I don't really like zombie films all that much. The few zombie films I do like are either patently ridiculous (Army of Darkness, for example, which stretches the definition of what makes a zombie in the first place and what makes a reanimated skeletal army... at what point do you lose just enough flesh to be considered "skeleton warrior" instead of zombie anyway?) or contain zombies that are barely zombies at all (28 Days Later's zombies were not 'true' zombies because they didn't reanimate the dead, they just made you FUCKING CRAZY AND ANGRY). I would venture to say the only 'true' zombie film I've watched and enjoyed was Sean of the Dead, and I only watched that because of Simon Pegg's presence and the bit where they throw the Batman soundtrack at a zombie.
In short, I like zombies in theory but not so much in practice; or at least not in cinematic practice. I can read about zombies in books, or look at comics of them, and some of my favorite games involve the killing of zombies—but put a zombie on the silver screen and I'm likely to tune out completely. I appear to have a very low threshold of icky things, and dudes chewing on other dudes is apparently where I draw the line. Zombie movies are almost too real for me, or maybe I just get tired of watching people get bitten and torn apart by ravening hordes of undead. It doesn't help that most zombie movies are fucking boring, either.
I mean let's face it: the vast majority of zombie movies fall into one of two categories: AHH THE DEAD ARE RISING WHAT DO WE DO OH NO THE HIGH PRESSURE SITUATION HAS CAUSED US TO TURN ON ONE ANOTHER or WE ARE THE MILITARY AND WILL SOLVE THIS PROBLEM OH WAIT NO WE WERE NOT PREPARED THIS HIGH PRESSURE SITUATION HAS CAUSED US TO TURN ON ONE ANOTHER. You can only see that so many times before it gets old (and very few people can really do it as well as Romero's Night of the Living Dead, which did the first one and did it well enough that it really doesn't bear re-doing over and over again). I still remember trying to watch... I think it was Day of the Living Dead or something. I don't remember clearly, just that this guy who I knew kept telling me it was a great zombie movie and I should see it.
The dead started popping out of graves, and ate some young punk rockers who were fucking in the graveyard, and grabbed some poor bastard in an ambulance. By the end of that scene (which was probably like a half hour into the film) I turned the thing off. It wasn't that I was particularly disturbed; this was late 70s/early 80s film, after all, and the only thing disturbing were the haircuts. But the film was boring, and in such a visceral way that I almost would have rather been subjected to another viewing of Goodfellas (okay, let's not be too over the top. Half of Goodfellas, maybe) than endure another second of the film. Whenever I sit down to watch a zombie movie, it always winds up causing the same sort of visceral ennui, which is a paradoxical feeling I didn't know one could be capable of feeling.
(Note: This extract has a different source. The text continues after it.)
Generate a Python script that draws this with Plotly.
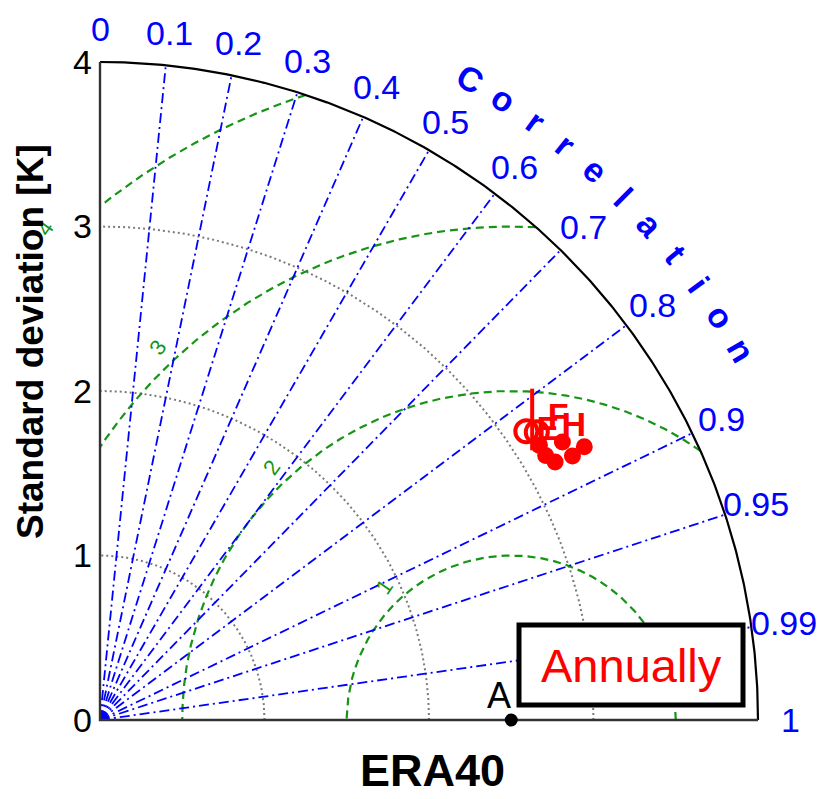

So here I am, a dude who enjoys hunting zombies in Resident Evil even though it makes me wet myself in terror from time to time, and adores Left 4 Dead even though I no longer have the ability to play it, and who did a lot (and I mean a lot) of running around in Urban Dead before I forgot my login information (in fact, I will probably roll up a new Urban Dead account now that it's on my mind).
I am following the development of DoubleBear's ZRPG with the sort of rabid attention that normal people reserve for the development of their own children, and have already decided that if my computer cannot run it upon its release I will just have to get a new one, won't I? Because it's a zombie RPG that focuses on the actual survival part of the scenario and not just killing zombies (which is enjoyable but to take that extra survival element and add it to the proceedings is just... I mean come on, I'm a fucking English major specializing in postmodernism. Yes I do want you to put extra thought into the societal concerns of a zombie outbreak, please). I spend most of my free time fiddling around with my own zombie world, trying to think of the sort of things that Thomas Pynchon would put into his zombie books if he wrote them. But put me in front of a zombie movie and my immediate response will be either "fuck this movie" or "seriously I don't need to see that many livers and shit guys cut it out."
So I guess what I am trying to say is that when I see trailers for a movie like Zombieland, which is apparently all about killing zombies in creative/hilarious ways, I feel entirely too conflicted for my own good. On the one hand, it's about zombies! And killing them in creative/hilarious ways! On the other hand, I'm just not a zombie movie fan. I've tried.
But something deep down tells me that I'm going to wind up seeing that damned movie one way or another. Maybe it'll be pirated (I do not wish to spend time rotting in an English prison, however, so probably not), or maybe I'll rent it, or maybe I will actually drag my ass to a movie theatre and watch it on the screen. And more than likely, I'll be disappointed. But I'll go, because it's zombies, and I keep waiting for the zombie movie that actually holds my attention for more than like thirty minutes and doesn't do so because I have a man crush on Simon Pegg.